» INFORMATION SHOWN
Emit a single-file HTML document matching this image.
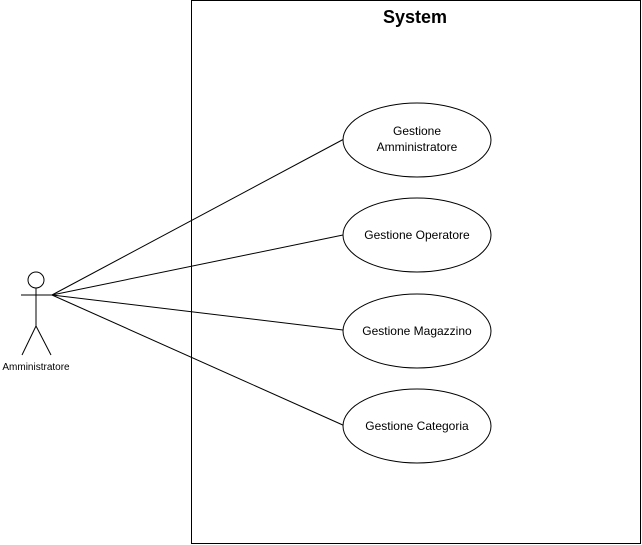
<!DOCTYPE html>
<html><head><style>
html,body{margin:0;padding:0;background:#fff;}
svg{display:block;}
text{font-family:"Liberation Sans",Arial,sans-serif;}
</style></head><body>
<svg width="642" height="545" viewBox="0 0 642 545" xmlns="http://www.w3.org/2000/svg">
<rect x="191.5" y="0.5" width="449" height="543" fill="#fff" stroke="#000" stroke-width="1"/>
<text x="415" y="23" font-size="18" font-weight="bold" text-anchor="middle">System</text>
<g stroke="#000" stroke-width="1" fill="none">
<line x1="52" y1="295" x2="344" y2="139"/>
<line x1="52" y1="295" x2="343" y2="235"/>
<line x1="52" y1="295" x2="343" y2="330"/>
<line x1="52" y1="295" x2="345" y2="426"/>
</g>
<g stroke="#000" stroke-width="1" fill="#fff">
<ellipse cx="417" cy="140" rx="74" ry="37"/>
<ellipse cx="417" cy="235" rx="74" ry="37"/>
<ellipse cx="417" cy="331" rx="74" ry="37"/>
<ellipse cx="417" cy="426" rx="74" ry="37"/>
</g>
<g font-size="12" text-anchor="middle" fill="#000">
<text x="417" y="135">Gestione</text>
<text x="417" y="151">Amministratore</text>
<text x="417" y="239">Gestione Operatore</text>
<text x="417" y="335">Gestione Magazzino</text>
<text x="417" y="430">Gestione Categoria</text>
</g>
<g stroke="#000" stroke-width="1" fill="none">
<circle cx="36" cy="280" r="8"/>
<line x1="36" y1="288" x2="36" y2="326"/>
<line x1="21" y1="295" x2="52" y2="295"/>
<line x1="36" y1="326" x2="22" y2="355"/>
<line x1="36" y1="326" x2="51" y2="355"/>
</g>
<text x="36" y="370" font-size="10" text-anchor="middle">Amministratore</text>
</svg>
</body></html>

» WHAT THE EXERCISE ASKS
Write the full listing out again with every line unchanged, but include no pictures.

» REPLY TO THE TASK
Emit a single-file HTML document matching this image.
<!DOCTYPE html>
<html><head><style>
html,body{margin:0;padding:0;background:#fff;}
svg{display:block;}
text{font-family:"Liberation Sans",Arial,sans-serif;}
</style></head><body>
<svg width="642" height="545" viewBox="0 0 642 545" xmlns="http://www.w3.org/2000/svg">
<rect x="191.5" y="0.5" width="449" height="543" fill="#fff" stroke="#000" stroke-width="1"/>
<text x="415" y="23" font-size="18" font-weight="bold" text-anchor="middle">System</text>
<g stroke="#000" stroke-width="1" fill="none">
<line x1="52" y1="295" x2="344" y2="139"/>
<line x1="52" y1="295" x2="343" y2="235"/>
<line x1="52" y1="295" x2="343" y2="330"/>
<line x1="52" y1="295" x2="345" y2="426"/>
</g>
<g stroke="#000" stroke-width="1" fill="#fff">
<ellipse cx="417" cy="140" rx="74" ry="37"/>
<ellipse cx="417" cy="235" rx="74" ry="37"/>
<ellipse cx="417" cy="331" rx="74" ry="37"/>
<ellipse cx="417" cy="426" rx="74" ry="37"/>
</g>
<g font-size="12" text-anchor="middle" fill="#000">
<text x="417" y="135">Gestione</text>
<text x="417" y="151">Amministratore</text>
<text x="417" y="239">Gestione Operatore</text>
<text x="417" y="335">Gestione Magazzino</text>
<text x="417" y="430">Gestione Categoria</text>
</g>
<g stroke="#000" stroke-width="1" fill="none">
<circle cx="36" cy="280" r="8"/>
<line x1="36" y1="288" x2="36" y2="326"/>
<line x1="21" y1="295" x2="52" y2="295"/>
<line x1="36" y1="326" x2="22" y2="355"/>
<line x1="36" y1="326" x2="51" y2="355"/>
</g>
<text x="36" y="370" font-size="10" text-anchor="middle">Amministratore</text>
</svg>
</body></html>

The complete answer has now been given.